# [Plotting code records]
###

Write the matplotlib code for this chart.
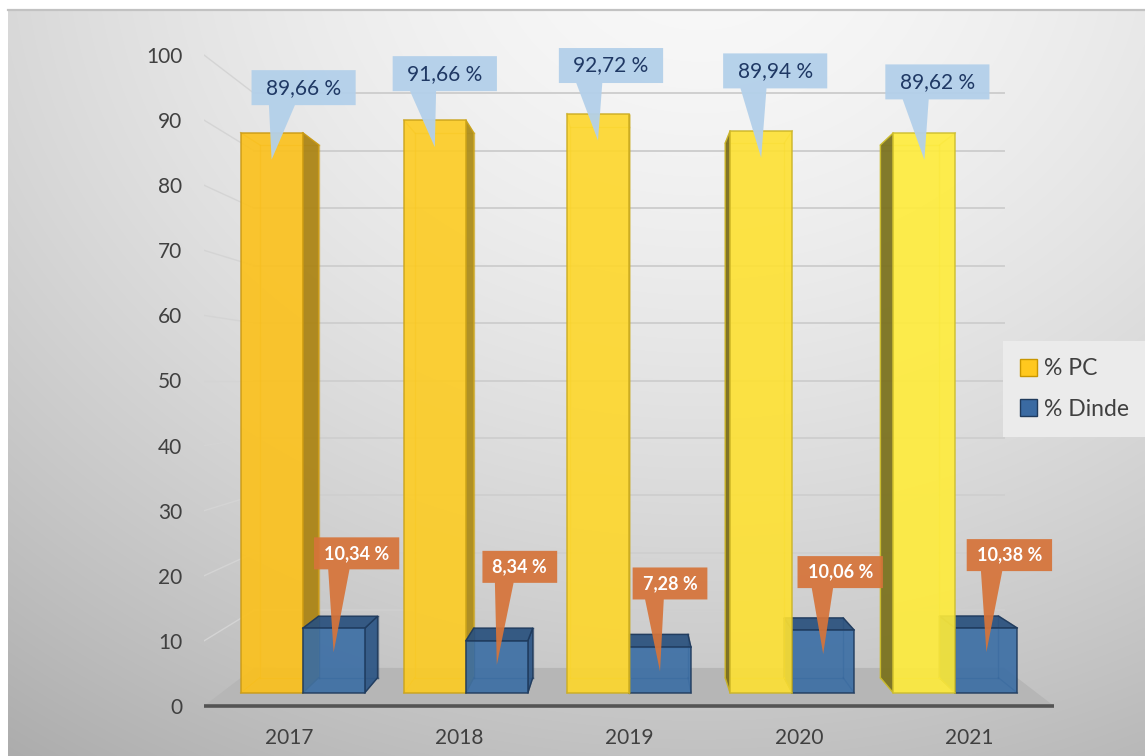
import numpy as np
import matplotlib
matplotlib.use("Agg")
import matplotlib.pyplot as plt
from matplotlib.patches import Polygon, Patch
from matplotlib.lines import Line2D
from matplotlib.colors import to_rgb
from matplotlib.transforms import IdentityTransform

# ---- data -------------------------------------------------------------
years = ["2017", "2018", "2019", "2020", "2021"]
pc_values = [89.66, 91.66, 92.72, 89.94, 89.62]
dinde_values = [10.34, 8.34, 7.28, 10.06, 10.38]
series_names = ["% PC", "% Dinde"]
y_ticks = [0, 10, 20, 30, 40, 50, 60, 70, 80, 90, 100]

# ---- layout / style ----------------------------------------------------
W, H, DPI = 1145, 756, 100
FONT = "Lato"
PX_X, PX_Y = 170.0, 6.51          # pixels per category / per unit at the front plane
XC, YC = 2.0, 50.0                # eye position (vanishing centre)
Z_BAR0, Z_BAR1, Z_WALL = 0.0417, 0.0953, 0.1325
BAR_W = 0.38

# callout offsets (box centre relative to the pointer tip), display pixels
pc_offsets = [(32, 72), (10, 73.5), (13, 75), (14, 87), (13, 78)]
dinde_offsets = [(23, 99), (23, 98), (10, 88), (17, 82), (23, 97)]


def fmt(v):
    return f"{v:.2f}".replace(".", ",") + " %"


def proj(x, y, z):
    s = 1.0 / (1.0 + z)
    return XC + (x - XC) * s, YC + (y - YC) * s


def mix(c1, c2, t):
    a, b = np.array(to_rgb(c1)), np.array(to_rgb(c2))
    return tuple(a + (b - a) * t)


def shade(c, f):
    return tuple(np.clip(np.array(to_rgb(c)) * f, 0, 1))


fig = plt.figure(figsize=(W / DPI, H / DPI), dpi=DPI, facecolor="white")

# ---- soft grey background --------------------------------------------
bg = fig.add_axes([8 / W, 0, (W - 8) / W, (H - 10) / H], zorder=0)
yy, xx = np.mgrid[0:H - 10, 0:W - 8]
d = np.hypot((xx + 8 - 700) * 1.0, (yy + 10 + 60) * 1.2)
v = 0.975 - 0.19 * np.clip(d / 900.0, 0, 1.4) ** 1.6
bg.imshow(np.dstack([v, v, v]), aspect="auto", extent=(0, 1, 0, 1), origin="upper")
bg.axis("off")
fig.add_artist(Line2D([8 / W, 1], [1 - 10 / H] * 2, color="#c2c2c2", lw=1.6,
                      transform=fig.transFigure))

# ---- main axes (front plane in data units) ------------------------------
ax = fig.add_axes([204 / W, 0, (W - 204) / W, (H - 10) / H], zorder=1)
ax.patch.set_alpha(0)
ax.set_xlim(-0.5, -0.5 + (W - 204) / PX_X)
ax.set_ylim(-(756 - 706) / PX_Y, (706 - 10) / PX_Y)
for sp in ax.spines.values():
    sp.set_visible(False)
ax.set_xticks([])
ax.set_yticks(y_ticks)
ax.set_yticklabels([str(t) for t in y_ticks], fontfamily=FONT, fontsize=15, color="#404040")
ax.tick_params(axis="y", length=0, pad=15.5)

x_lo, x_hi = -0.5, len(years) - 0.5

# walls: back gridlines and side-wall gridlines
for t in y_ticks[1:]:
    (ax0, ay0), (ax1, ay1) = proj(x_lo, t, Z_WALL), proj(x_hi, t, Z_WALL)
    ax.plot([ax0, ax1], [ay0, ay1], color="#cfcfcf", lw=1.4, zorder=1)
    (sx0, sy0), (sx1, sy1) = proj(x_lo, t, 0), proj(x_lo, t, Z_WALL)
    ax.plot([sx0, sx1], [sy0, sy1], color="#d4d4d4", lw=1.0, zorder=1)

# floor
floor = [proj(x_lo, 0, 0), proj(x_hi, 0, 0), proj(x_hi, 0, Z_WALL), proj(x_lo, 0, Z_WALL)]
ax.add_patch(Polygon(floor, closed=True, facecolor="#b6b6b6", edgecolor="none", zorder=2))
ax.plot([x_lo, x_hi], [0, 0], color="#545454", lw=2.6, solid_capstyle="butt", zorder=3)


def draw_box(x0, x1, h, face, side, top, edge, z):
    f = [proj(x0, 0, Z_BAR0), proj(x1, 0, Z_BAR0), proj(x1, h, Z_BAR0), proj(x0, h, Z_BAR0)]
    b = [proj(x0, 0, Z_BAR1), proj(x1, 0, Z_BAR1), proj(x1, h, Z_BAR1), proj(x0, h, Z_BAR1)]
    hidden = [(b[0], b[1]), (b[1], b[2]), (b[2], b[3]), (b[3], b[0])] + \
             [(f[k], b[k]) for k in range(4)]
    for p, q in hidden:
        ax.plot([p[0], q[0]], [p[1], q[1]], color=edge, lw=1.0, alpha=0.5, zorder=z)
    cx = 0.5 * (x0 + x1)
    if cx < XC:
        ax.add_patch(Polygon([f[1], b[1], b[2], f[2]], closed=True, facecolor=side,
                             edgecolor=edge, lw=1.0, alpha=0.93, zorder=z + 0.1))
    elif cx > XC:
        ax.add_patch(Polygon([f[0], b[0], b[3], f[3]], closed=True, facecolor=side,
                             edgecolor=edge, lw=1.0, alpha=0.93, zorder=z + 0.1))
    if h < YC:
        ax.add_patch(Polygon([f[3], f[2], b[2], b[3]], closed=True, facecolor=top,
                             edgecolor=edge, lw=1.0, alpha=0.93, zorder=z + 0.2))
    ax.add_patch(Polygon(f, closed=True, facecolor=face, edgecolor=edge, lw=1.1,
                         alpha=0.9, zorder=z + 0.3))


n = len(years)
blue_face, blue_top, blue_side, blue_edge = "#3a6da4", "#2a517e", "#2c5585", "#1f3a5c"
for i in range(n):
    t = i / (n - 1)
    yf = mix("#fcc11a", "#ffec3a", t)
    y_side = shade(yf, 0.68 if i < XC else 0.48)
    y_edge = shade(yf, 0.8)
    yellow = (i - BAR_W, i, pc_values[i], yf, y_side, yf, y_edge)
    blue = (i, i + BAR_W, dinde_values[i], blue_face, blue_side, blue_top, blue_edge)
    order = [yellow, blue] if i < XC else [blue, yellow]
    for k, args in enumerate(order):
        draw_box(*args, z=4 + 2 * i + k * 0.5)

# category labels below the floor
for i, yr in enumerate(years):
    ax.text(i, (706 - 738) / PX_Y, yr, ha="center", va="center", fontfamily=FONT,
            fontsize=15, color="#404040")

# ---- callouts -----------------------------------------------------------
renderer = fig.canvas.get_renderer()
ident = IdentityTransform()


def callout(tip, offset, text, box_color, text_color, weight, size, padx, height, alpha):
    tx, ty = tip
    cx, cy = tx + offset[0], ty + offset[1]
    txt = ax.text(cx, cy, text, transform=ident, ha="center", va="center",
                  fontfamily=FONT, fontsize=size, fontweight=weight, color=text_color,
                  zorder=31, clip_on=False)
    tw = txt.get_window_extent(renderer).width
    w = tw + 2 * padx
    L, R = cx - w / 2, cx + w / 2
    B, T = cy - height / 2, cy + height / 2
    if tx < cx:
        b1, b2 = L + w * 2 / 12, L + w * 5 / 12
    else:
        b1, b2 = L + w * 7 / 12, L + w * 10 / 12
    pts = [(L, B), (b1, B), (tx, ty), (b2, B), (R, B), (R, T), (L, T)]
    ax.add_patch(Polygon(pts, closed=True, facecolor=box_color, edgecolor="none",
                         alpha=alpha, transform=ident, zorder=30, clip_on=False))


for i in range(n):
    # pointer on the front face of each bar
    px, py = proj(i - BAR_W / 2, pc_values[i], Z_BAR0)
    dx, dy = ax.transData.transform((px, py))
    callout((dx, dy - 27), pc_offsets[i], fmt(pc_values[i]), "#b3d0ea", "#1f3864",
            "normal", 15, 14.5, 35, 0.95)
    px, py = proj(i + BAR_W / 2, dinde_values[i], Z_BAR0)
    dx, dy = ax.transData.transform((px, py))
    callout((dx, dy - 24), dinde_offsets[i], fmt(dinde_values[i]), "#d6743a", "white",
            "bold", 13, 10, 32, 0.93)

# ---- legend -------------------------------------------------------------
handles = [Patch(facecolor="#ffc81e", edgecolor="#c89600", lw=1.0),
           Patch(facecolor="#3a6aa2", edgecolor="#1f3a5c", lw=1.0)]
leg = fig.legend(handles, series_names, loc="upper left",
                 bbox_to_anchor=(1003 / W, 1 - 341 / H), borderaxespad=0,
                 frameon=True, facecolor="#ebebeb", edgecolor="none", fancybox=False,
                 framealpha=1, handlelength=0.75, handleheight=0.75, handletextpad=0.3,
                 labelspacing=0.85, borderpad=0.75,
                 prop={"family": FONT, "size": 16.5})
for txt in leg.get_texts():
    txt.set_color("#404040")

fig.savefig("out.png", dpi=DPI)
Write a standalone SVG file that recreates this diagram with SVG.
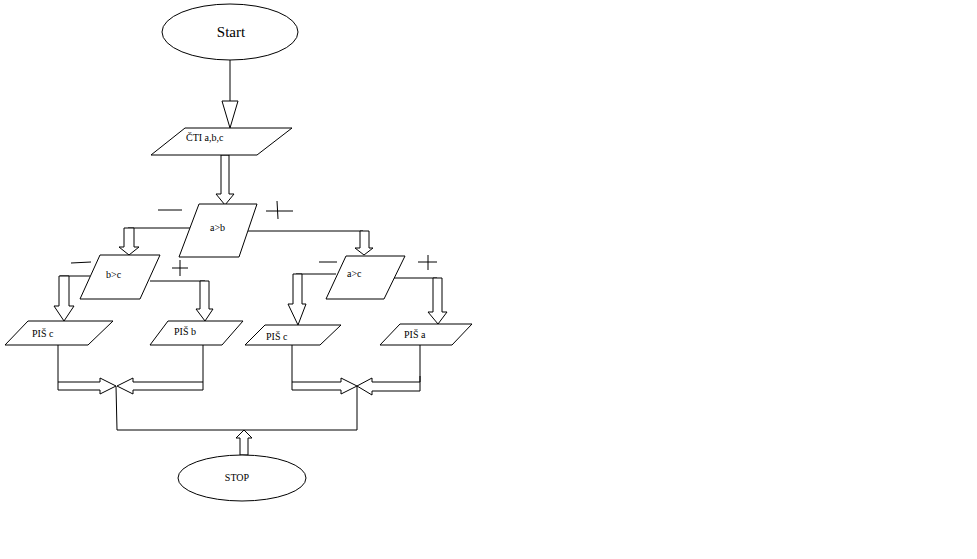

###

# [TASK REQUIREMENTS]
Look at the listing and set down only the lines from its start through the line with "80, 90, 100]", word for word and without pictures.

# [THE REPLY]
Write the matplotlib code for this chart.
import numpy as np
import matplotlib
matplotlib.use("Agg")
import matplotlib.pyplot as plt
from matplotlib.patches import Polygon, Patch
from matplotlib.lines import Line2D
from matplotlib.colors import to_rgb
from matplotlib.transforms import IdentityTransform

# ---- data -------------------------------------------------------------
years = ["2017", "2018", "2019", "2020", "2021"]
pc_values = [89.66, 91.66, 92.72, 89.94, 89.62]
dinde_values = [10.34, 8.34, 7.28, 10.06, 10.38]
series_names = ["% PC", "% Dinde"]
y_ticks = [0, 10, 20, 30, 40, 50, 60, 70, 80, 90, 100]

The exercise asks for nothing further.